SMMUSD — The Santa Monica-Malibu Unified School District is partnering with a start-up company founded by two Santa Monica High School graduates to rent out auditoriums and other spaces and bring in new revenue to the district.

The district agreed to list 12 spaces across eight different schools and facilities on, a new website that creates a marketplace for institutions to make money on under-used space.

If the experiment is successful, officials may make more options available, said Carey Upton, the director of Theater Operations and Facility Permits with the district.

“It might bring some traffic to some of the spaces that don’t have as much use,” Upton said. “We handpicked 12 spaces that right now are not getting a lot of use and if we can increase the use, it’s great, because that money will come back to the school to maintain those facilities.”

Technically, the district already has a mechanism to rent out rooms, cafeterias or sports fields to the general public — it’s actually mandatory under a California state law called the Civic Center Act, which requires school facilities be made available to the community for recreational activities.

Venyooz provides a new way to market those rooms to reach a larger audience, expanding accessibility and, at the same time, giving the district a shot at much-needed revenues.

It could potentially cut down on paperwork for users, reducing the barriers between them and the rental space of choice.

It also helped that the two co-founders, Lauren Shapiro and Alex Perelman, both have their roots in Santa Monica as Samohi grads.

“I know they’re working to be a national corporation, but for us, to be one of the first pilot groups and the first school, it helps to know they know the school, the district and the town,” Upton said. “It added to the idea.”

The concept emerged out of personal knowledge of the frustration of small groups, nonprofits and other organizations when they tried to go out and get meeting space that met their needs and budgets, said Shapiro, the CEO of Venyooz.

“This is just one of those logistical burdens in the offline community-building process,” Shapiro said. “With special interests, knitting clubs and books clubs, always one of the problems is finding space, and they often have really utilitarian needs.”

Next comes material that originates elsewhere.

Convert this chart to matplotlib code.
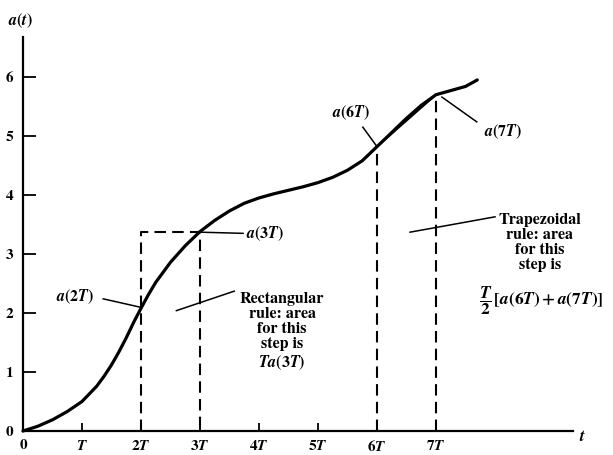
import matplotlib.pyplot as plt

plt.rcParams['mathtext.fontset'] = 'stix'
plt.rcParams['font.family'] = 'STIXGeneral'

# curve a(t), t in units of T
t_vals = [0, 0.25, 0.5, 0.75, 1.0, 1.25, 1.375, 1.5, 1.625, 1.75, 1.875, 2.0,
          2.125, 2.25, 2.5, 2.75, 3.0, 3.25, 3.5, 3.75, 4.0, 4.25, 4.5, 4.75,
          5.0, 5.25, 5.5, 5.75, 6.0, 6.25, 6.5, 6.75, 7.0, 7.25, 7.5, 7.7]
a_vals = [0, 0.08, 0.19, 0.33, 0.50, 0.76, 0.93, 1.12, 1.34, 1.58, 1.84, 2.08,
          2.31, 2.52, 2.86, 3.14, 3.38, 3.57, 3.73, 3.86, 3.95, 4.02, 4.08, 4.14,
          4.21, 4.30, 4.42, 4.58, 4.82, 5.06, 5.30, 5.52, 5.70, 5.77, 5.84, 5.95]

xtick_pos = [0, 1, 2, 3, 4, 5, 6, 7]
xtick_labels = ['0', r'$\mathbfit{T}$', r'$\mathbf{2}\mathbfit{T}$', r'$\mathbf{3}\mathbfit{T}$',
                r'$\mathbf{4}\mathbfit{T}$', r'$\mathbf{5}\mathbfit{T}$',
                r'$\mathbf{6}\mathbfit{T}$', r'$\mathbf{7}\mathbfit{T}$']
ytick_pos = [0, 1, 2, 3, 4, 5, 6]
ytick_labels = ['0', '1', '2', '3', '4', '5', '6']

a = dict(zip(t_vals, a_vals))

fig = plt.figure(figsize=(6.13, 4.55), dpi=100)
ax = fig.add_axes([23/613, 24/455, 550/613, 394/455])
ax.set_xlim(0, 550/59)
ax.set_ylim(0, 394/59)

for s in ['top', 'right']:
    ax.spines[s].set_visible(False)
for s in ['left', 'bottom']:
    ax.spines[s].set_linewidth(1.6)

ax.set_xticks(xtick_pos, xtick_labels)
ax.set_yticks(ytick_pos, ytick_labels)
ax.tick_params(axis='x', direction='in', length=6, width=1.3, pad=6, labelsize=11)
ax.tick_params(axis='y', direction='in', length=9, width=1.3, pad=7, labelsize=11)
for lab in ax.get_yticklabels() + ax.get_xticklabels():
    lab.set_fontweight('bold')

# the curve
ax.plot(t_vals, a_vals, color='black', lw=2.3, solid_capstyle='round',
        solid_joinstyle='round', clip_on=False)

# rectangular rule step (2T..3T)
dash = dict(color='black', lw=1.5, ls=(0, (5.5, 3)))
ax.plot([2, 2, 3, 3], [0, a[3.0], a[3.0], 0], **dash)

# trapezoidal rule step (6T..7T)
ax.plot([6, 6], [0, a[6.0]], **dash)
ax.plot([7, 7], [0, a[7.0]], **dash)
ax.plot([6, 7], [a[6.0], a[7.0]], color='black', lw=1.4)

# leaders and labels
fs = 11.5
lead = dict(color='black', lw=1.1)
ax.plot([1.36, 1.98], [2.24, 2.10], **lead)
ax.text(0.88, 2.27, r'$\mathbfit{a}\mathbf{(2}\mathbfit{T}\mathbf{)}$', ha='center', va='center', fontsize=fs)

ax.plot([3.0, 3.73], [3.37, 3.35], **lead)
ax.text(3.78, 3.34, r'$\mathbfit{a}\mathbf{(3}\mathbfit{T}\mathbf{)}$', ha='left', va='center', fontsize=fs)

ax.plot([2.6, 3.58], [2.04, 2.37], **lead)
ax.text(4.39, 1.68, 'Rectangular\nrule: area\nfor this\nstep is\n'
        r'$\mathbfit{Ta}\mathbf{(3}\mathbfit{T}\mathbf{)}$',
        ha='center', va='center', multialignment='center', fontsize=fs,
        fontweight='bold', linespacing=1.1)

ax.plot([5.76, 6.0], [5.15, 4.82], **lead)
ax.text(5.56, 5.39, r'$\mathbfit{a}\mathbf{(6}\mathbfit{T}\mathbf{)}$', ha='center', va='center', fontsize=fs)

ax.plot([7.1, 7.69], [5.66, 5.24], **lead)
ax.text(8.14, 5.07, r'$\mathbfit{a}\mathbf{(7}\mathbfit{T}\mathbf{)}$', ha='center', va='center', fontsize=fs)

ax.plot([6.56, 8.0], [3.37, 3.63], **lead)
ax.text(8.76, 3.19, 'Trapezoidal\nrule: area\nfor this\nstep is',
        ha='center', va='center', multialignment='center', fontsize=fs,
        fontweight='bold', linespacing=1.1)
ax.text(8.78, 2.2, r'$\dfrac{\mathbfit{T}}{\mathbf{2}}\,\mathbf{[}\mathbfit{a}\mathbf{(6}\mathbfit{T}\mathbf{)+}'
        r'\mathbfit{a}\mathbf{(7}\mathbfit{T}\mathbf{)]}$', ha='center', va='center',
        fontsize=12.5, clip_on=False)

# axis names
ax.text(-0.05, 6.95, r'$\mathbfit{a}\mathbf{(}\mathbfit{t}\mathbf{)}$', ha='center', va='center',
        fontsize=fs, clip_on=False)
ax.text(9.49, -0.1, r'$\mathbfit{t}$', ha='center', va='center', fontsize=12, clip_on=False)

fig.savefig('out.png', dpi=100)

As she sees it, not only is there demand, there’s excess supply.

“On the other side, we want to help businesses and nonprofits who have the space to be utilized,” she said.

Venyooz launched officially two months ago, but its roots run deep. Shapiro and Perelman met during their time at Samohi in the late 1990s.

They both went into the start-up world and interned for before going on to become professionals in the field. Venyooz is their first joint venture, Shapiro said.

As a client, SMMUSD lists available spaces for free. A profile will include pictures of the rooms, details about available amenities and sometimes a price range. People can then rent the space through Venyooz, which charges a commission for each transaction.

From the district end, almost nothing changes in terms of the fees or permitting processes.

Upton counts “success” as upping the number of permits by five or six per week in the 12 underutilized spaces, which include things like the district board room and the Grant auditorium.

That’s a drop in the bucket given that Upton’s office handles upwards of 300 venue permits each week, but if the program continues to bring in the bacon, he might make more spaces available on the website.

Every little bit helps.

SMMUSD officials have been scrambling in recent years to plug holes in funding from the state to maintain the quality of public education in Santa Monica.

That’s included parcel taxes, bonds, a new districtwide fundraising policy and even a half-cent sales tax increase, half of which benefits the school district.

Although those measures bring in millions, the district is facing a potential $5 million cut if Proposition 30, a tax increase proposed by Gov. Jerry Brown, doesn’t pass on Nov. 6.

Another measure, Proposition 38, would also benefit the schools, although the district is unable to say exactly how much it would get.

Without either measure, the district is still running a $5 million structural deficit.

For its part, Venyooz is now busy building up a stockpile of venues for rent in the Los Angeles region, although it hopes to expand to other cities in the future.

“We’re only in L.A. right now, we’re in beta mode,” Shapiro said. “We’re testing, getting a lot of feedback from the customers, adding features, developing the site and our inventory.”